Repeat the material exactly from its first line to the line that includes "const yTickLabels: Record<number, string>". Skip pictures.

____________________

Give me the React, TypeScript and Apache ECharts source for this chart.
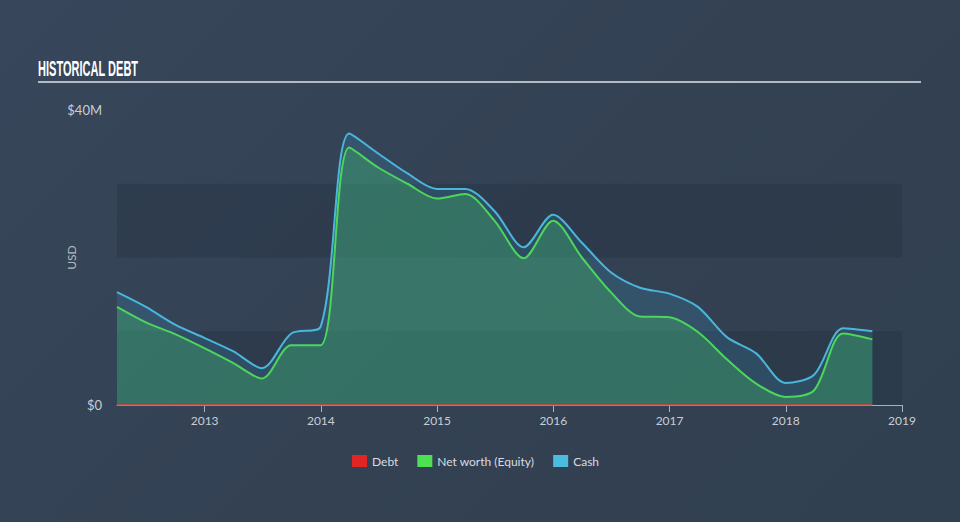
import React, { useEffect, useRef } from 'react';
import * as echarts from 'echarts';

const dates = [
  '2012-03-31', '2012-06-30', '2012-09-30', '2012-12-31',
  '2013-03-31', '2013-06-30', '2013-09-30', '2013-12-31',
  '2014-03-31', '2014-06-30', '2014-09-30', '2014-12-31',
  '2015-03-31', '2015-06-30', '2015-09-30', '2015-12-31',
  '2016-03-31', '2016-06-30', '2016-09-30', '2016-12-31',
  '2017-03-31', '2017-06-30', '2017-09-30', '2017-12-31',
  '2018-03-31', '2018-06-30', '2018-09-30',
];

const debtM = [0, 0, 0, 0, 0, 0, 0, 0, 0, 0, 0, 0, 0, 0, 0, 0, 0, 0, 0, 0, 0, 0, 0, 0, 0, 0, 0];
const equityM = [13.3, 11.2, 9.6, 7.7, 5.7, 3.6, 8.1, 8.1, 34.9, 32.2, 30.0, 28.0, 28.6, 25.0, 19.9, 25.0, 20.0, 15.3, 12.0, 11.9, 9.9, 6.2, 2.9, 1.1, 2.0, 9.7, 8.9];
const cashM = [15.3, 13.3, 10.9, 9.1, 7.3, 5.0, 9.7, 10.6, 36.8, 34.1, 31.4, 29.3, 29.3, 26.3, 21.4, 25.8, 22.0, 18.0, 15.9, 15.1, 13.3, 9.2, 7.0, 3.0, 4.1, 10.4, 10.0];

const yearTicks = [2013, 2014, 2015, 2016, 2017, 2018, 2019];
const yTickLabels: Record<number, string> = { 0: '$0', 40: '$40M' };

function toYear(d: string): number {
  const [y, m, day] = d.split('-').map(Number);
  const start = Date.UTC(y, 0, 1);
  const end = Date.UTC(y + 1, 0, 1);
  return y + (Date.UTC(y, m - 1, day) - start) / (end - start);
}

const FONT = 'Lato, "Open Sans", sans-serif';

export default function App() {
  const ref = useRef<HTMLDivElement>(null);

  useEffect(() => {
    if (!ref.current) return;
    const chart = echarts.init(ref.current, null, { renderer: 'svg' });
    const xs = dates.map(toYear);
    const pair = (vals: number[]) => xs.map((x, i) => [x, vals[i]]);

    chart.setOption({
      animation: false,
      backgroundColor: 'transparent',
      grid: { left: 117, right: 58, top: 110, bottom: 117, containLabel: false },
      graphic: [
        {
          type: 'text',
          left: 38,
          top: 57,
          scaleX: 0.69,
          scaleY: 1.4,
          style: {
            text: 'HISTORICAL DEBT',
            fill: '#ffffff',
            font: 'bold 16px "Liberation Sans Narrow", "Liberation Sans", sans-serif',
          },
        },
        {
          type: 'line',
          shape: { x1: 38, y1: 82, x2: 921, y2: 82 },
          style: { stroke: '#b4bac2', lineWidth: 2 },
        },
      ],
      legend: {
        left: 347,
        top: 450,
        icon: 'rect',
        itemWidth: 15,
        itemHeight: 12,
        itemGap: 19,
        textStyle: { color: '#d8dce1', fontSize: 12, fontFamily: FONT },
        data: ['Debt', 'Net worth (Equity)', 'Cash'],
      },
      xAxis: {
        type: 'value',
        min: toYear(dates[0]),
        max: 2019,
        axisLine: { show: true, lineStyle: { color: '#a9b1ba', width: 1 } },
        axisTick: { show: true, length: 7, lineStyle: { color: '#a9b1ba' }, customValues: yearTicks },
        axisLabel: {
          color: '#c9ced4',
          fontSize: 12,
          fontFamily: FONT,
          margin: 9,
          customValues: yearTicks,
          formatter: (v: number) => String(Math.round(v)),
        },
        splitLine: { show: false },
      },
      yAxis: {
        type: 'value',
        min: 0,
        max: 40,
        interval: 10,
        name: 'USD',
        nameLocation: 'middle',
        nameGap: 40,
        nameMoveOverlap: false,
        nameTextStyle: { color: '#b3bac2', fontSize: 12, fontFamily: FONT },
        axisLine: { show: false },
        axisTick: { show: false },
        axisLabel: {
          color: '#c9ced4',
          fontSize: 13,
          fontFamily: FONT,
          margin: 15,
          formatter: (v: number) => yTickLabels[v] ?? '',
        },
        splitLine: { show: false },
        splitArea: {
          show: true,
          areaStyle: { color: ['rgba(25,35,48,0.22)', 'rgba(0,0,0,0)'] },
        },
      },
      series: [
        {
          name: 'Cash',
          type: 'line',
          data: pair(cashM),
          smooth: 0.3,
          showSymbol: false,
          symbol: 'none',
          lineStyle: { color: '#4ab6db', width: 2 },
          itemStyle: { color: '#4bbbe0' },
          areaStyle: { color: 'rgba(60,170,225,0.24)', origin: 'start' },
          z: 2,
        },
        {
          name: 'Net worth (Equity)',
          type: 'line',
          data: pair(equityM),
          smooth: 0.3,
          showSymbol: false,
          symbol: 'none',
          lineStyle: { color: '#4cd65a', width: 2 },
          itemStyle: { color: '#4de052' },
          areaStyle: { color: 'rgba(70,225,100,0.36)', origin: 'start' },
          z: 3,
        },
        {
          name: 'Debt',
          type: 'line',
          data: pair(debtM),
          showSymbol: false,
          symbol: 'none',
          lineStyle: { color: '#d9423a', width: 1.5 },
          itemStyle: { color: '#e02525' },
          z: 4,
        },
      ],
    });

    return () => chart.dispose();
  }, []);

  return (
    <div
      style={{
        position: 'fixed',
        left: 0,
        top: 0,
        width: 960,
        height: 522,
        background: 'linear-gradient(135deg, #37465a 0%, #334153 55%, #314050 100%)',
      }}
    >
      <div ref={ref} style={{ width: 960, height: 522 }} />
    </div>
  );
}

____________________

TASK RESPONSE:
Give me the React, TypeScript and Apache ECharts source for this chart.
import React, { useEffect, useRef } from 'react';
import * as echarts from 'echarts';

const dates = [
  '2012-03-31', '2012-06-30', '2012-09-30', '2012-12-31',
  '2013-03-31', '2013-06-30', '2013-09-30', '2013-12-31',
  '2014-03-31', '2014-06-30', '2014-09-30', '2014-12-31',
  '2015-03-31', '2015-06-30', '2015-09-30', '2015-12-31',
  '2016-03-31', '2016-06-30', '2016-09-30', '2016-12-31',
  '2017-03-31', '2017-06-30', '2017-09-30', '2017-12-31',
  '2018-03-31', '2018-06-30', '2018-09-30',
];

const debtM = [0, 0, 0, 0, 0, 0, 0, 0, 0, 0, 0, 0, 0, 0, 0, 0, 0, 0, 0, 0, 0, 0, 0, 0, 0, 0, 0];
const equityM = [13.3, 11.2, 9.6, 7.7, 5.7, 3.6, 8.1, 8.1, 34.9, 32.2, 30.0, 28.0, 28.6, 25.0, 19.9, 25.0, 20.0, 15.3, 12.0, 11.9, 9.9, 6.2, 2.9, 1.1, 2.0, 9.7, 8.9];
const cashM = [15.3, 13.3, 10.9, 9.1, 7.3, 5.0, 9.7, 10.6, 36.8, 34.1, 31.4, 29.3, 29.3, 26.3, 21.4, 25.8, 22.0, 18.0, 15.9, 15.1, 13.3, 9.2, 7.0, 3.0, 4.1, 10.4, 10.0];

const yearTicks = [2013, 2014, 2015, 2016, 2017, 2018, 2019];
const yTickLabels: Record<number, string> = { 0: '$0', 40: '$40M' };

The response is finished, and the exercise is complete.